The film wears its influences very much on its sleeve. A lot of the visuals look like they were stolen heavily inspired by The Matrix and Independence Day (I really hate that film). There is a District 9 and Cloverfield feel to the film, with some of the visuals kinda stolen inspired by Cloverfield too, along with a bit of War of the Worlds for good measure.
One of the most interesting things about the film is it allegedly cost less than $10 Million to make. That’s like one episode of Friends (final season). I think the visuals are pretty sweet for that price. It also means it might make enough money, even with half empty cinemas, for a sequel to happen, which they definitely want judging by the ham-fisted hook into a sequel at the end.

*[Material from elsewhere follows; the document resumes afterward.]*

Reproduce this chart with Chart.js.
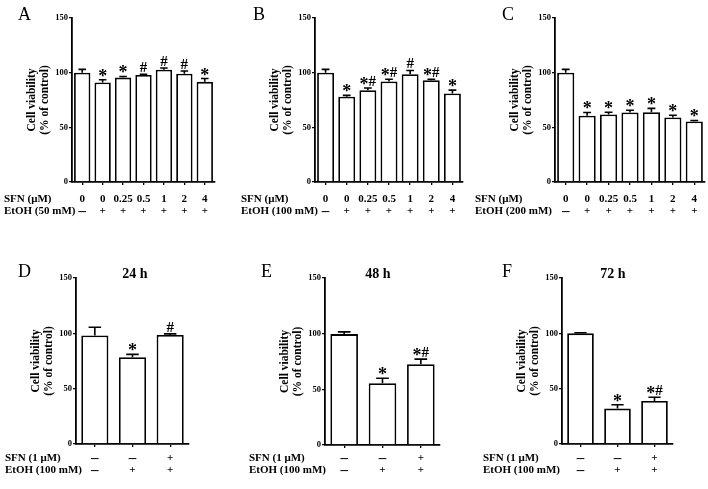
<!DOCTYPE html>
<html>
<head>
<meta charset="utf-8">
<script src="https://cdn.jsdelivr.net/npm/chart.js@4.4.1/dist/chart.umd.min.js"></script>
<style>
  html, body { margin: 0; padding: 0; background: #fff; }
  #fig { position: relative; width: 708px; height: 489px; overflow: hidden; background: #fff; }
  #fig canvas { position: absolute; left: 0; top: 0; }
</style>
</head>
<body>
<div id="fig"></div>
<script>
// Dose panels (A-C): SFN dose row and EtOH row
const doseLabels = ['0', '0', '0.25', '0.5', '1', '2', '4'];
const doseEtoh = ['–', '+', '+', '+', '+', '+', '+'];

const valuesA = [100, 91, 95.5, 97.8, 102.7, 99, 91.6];
const errorsA = [3, 2.5, 1, 0.8, 1.5, 2.5, 3];
const marksA = ['', '*', '*', '#', '#', '#', '*'];

const valuesB = [100, 78, 84, 92, 98.5, 93, 81];
const errorsB = [3, 1.2, 2, 2, 3.5, 1, 3];
const marksB = ['', '*', '*#', '*#', '#', '*#', '*'];

const valuesC = [100, 60.6, 61.8, 63.6, 63.8, 59, 55.3];
const errorsC = [3, 3, 2, 2, 3.5, 2, 1];
const marksC = ['', '*', '*', '*', '*', '*', '*'];

// Time panels (D-F)
const timeSfn = ['–', '–', '+'];
const timeEtoh = ['–', '+', '+'];

const valuesD = [98, 78.5, 98.5];
const errorsD = [7.5, 2.5, 1];
const marksD = ['', '*', '#'];

const valuesE = [99.6, 55.5, 72.6];
const errorsE = [2, 4.5, 4.5];
const marksE = ['', '*', '*#'];

const valuesF = [100, 32, 38.8];
const errorsF = [0.5, 3.5, 3.5];
const marksF = ['', '*', '*#'];

const yTicks = [0, 50, 100, 150];

const serif = '"Liberation Serif", "Times New Roman", serif';
const W = 708, H = 489;
const Y_AXIS_W = 20, X_AXIS_H = 4;

const panels = [
  { letter: 'A', letterX: 18, letterY: 15, area: [72, 18, 215, 182], barPct: 0.8,
    labels: doseLabels, rows: [['SFN (μM)', doseLabels], ['EtOH (50 mM)', doseEtoh]],
    rowX: 4, rowY: [199, 211], values: valuesA, errors: errorsA, marks: marksA },
  { letter: 'B', letterX: 253, letterY: 15, area: [315, 18, 463, 182], barPct: 0.8,
    labels: doseLabels, rows: [['SFN (μM)', doseLabels], ['EtOH (100 mM)', doseEtoh]],
    rowX: 241, rowY: [199, 211], values: valuesB, errors: errorsB, marks: marksB },
  { letter: 'C', letterX: 502, letterY: 15, area: [555, 18, 705, 182], barPct: 0.8,
    labels: doseLabels, rows: [['SFN (μM)', doseLabels], ['EtOH (200 mM)', doseEtoh]],
    rowX: 475, rowY: [199, 211], values: valuesC, errors: errorsC, marks: marksC },
  { letter: 'D', letterX: 18, letterY: 272, area: [76, 278, 189, 444], barPct: 0.72, title: '24 h', titleX: 135,
    labels: timeSfn, rows: [['SFN (1 μM)', timeSfn], ['EtOH (100 mM)', timeEtoh]],
    rowX: 5, rowY: [458, 470], values: valuesD, errors: errorsD, marks: marksD },
  { letter: 'E', letterX: 261, letterY: 272, area: [325, 278, 440, 445], barPct: 0.72, title: '48 h', titleX: 378,
    labels: timeSfn, rows: [['SFN (1 μM)', timeSfn], ['EtOH (100 mM)', timeEtoh]],
    rowX: 249, rowY: [458, 470], values: valuesE, errors: errorsE, marks: marksE },
  { letter: 'F', letterX: 502, letterY: 272, area: [562, 278, 673, 444], barPct: 0.72, title: '72 h', titleX: 613,
    labels: timeSfn, rows: [['SFN (1 μM)', timeSfn], ['EtOH (100 mM)', timeEtoh]],
    rowX: 483, rowY: [458, 470], values: valuesF, errors: errorsF, marks: marksF }
];

const starFont = 'bold 18px ' + serif;
const hashFont = 'bold 15px ' + serif;
const rowFont = 'bold 11px ' + serif;
const dashFont = 'bold 15px ' + serif;

// draw "*", "#" or "*#" centred above the error cap
function drawMark(ctx, mark, x, yTop) {
  const parts = mark.split('');
  const widths = parts.map(c => {
    ctx.font = c === '*' ? starFont : hashFont;
    return ctx.measureText(c).width;
  });
  let cx = x - widths.reduce((a, b) => a + b, 0) / 2;
  ctx.textAlign = 'left';
  ctx.textBaseline = 'alphabetic';
  parts.forEach((c, k) => {
    ctx.font = c === '*' ? starFont : hashFont;
    ctx.fillText(c, cx, c === '*' ? yTop + 2 : yTop - 2);
    cx += widths[k];
  });
}

// Error bars, significance marks, category rows, titles
const panelDecor = {
  id: 'panelDecor',
  afterDatasetsDraw(chart, args, opts) {
    const p = opts.panel;
    const ctx = chart.ctx;
    const y = chart.scales.y;
    const area = chart.chartArea;
    const meta = chart.getDatasetMeta(0);
    ctx.save();
    ctx.strokeStyle = '#000';
    ctx.fillStyle = '#000';
    ctx.lineWidth = 1.6;

    meta.data.forEach((bar, i) => {
      const yBar = y.getPixelForValue(p.values[i]);
      const yTop = y.getPixelForValue(p.values[i] + p.errors[i]);
      const cap = bar.width * 0.23;
      ctx.beginPath();
      ctx.moveTo(bar.x, yBar);
      ctx.lineTo(bar.x, yTop);
      ctx.moveTo(bar.x - cap, yTop);
      ctx.lineTo(bar.x + cap, yTop);
      ctx.stroke();

      if (p.marks[i]) drawMark(ctx, p.marks[i], bar.x, yTop);

      ctx.textAlign = 'center';
      ctx.textBaseline = 'middle';
      p.rows.forEach((row, r) => {
        const cell = row[1][i];
        ctx.font = cell === '–' ? dashFont : rowFont;
        ctx.fillText(cell, bar.x, p.rowY[r]);
      });
    });

    // row names
    ctx.font = rowFont;
    ctx.textAlign = 'left';
    ctx.textBaseline = 'middle';
    p.rows.forEach((row, r) => ctx.fillText(row[0], p.rowX, p.rowY[r]));

    // y title, two rotated lines
    const midY = (area.top + area.bottom) / 2;
    ctx.font = 'bold 11.5px ' + serif;
    ctx.textAlign = 'center';
    [['Cell viability', 40], ['(% of control)', 27]].forEach(([txt, off]) => {
      ctx.save();
      ctx.translate(area.left - off, midY);
      ctx.rotate(-Math.PI / 2);
      ctx.fillText(txt, 0, 0);
      ctx.restore();
    });

    // panel letter
    ctx.font = '18px ' + serif;
    ctx.textAlign = 'left';
    ctx.textBaseline = 'middle';
    ctx.fillText(p.letter, p.letterX, p.letterY);

    if (p.title) {
      ctx.font = 'bold 14px ' + serif;
      ctx.textAlign = 'center';
      ctx.fillText(p.title, p.titleX, 274);
    }
    ctx.restore();
  }
};

const fig = document.getElementById('fig');

panels.forEach(p => {
  const canvas = document.createElement('canvas');
  canvas.width = W;
  canvas.height = H;
  canvas.style.width = W + 'px';
  canvas.style.height = H + 'px';
  fig.appendChild(canvas);

  const [L, T, R, B] = p.area;

  new Chart(canvas, {
    type: 'bar',
    data: {
      labels: p.labels.map((l, i) => i + ''),
      datasets: [{
        data: p.values,
        backgroundColor: '#fff',
        borderColor: '#000',
        borderWidth: 1.8,
        categoryPercentage: 1,
        barPercentage: p.barPct
      }]
    },
    options: {
      responsive: false,
      animation: false,
      layout: {
        padding: { left: L - Y_AXIS_W, top: T, right: W - R, bottom: H - B - X_AXIS_H }
      },
      plugins: {
        legend: { display: false },
        tooltip: { enabled: false },
        panelDecor: { panel: p }
      },
      scales: {
        x: {
          ticks: { display: false },
          grid: { offset: false, drawOnChartArea: false, color: '#000', lineWidth: 1.3, tickLength: 3 },
          border: { color: '#000', width: 1.8 },
          afterFit: s => { s.height = X_AXIS_H; }
        },
        y: {
          min: 0,
          max: 150,
          afterBuildTicks: s => { s.ticks = yTicks.map(v => ({ value: v })); },
          ticks: { color: '#000', padding: 1, font: { family: serif, size: 8.5, weight: 'bold' } },
          grid: { drawOnChartArea: false, color: '#000', lineWidth: 1.3, tickLength: 3 },
          border: { color: '#000', width: 1.8 },
          afterFit: s => { s.width = Y_AXIS_W; }
        }
      }
    },
    plugins: [panelDecor]
  });
});
</script>
</body>
</html>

If one happens I will go to see it just out of curiosity.
So go expecting the worst and it won’t be quite as bad as you expected, possibly…
I haven’t got the the cinema much recently, but having been on a lot of planes, I got a chance to catch up on a few films I missed at the cinema.
The Losers – A pretty good action flick. There’s some cheese and a liberal dose of action cliche, but all in all a very enjoyable film. While I was waching it I couldn’t help thinking this is what The Expendables should have been like.
Salt – It’s an OK sort-of film. Not astoundingly good, but not astoundingly bad either. I wasn’t digging Angelina Jolie as a blonde, but then I guess she probably wouldn’t like the look of me either.
The A-Team – I remember seeing the opeing credits, and I think I may have seen the final credits, but I can’t remember a thing about the film. I’m guessing I slept through it. Not sure if the sleep was caused by the quality of the film or the long flight.
I must admit that I watched the last scene of The Last Airbender about 5 times. I love it when Aang does his thing, the tottoos on his head start to glow and he raises a huge wall of water. I could consider buying the DVD just for this scene. I must by the cartoon series Avatar: The Last Airbender.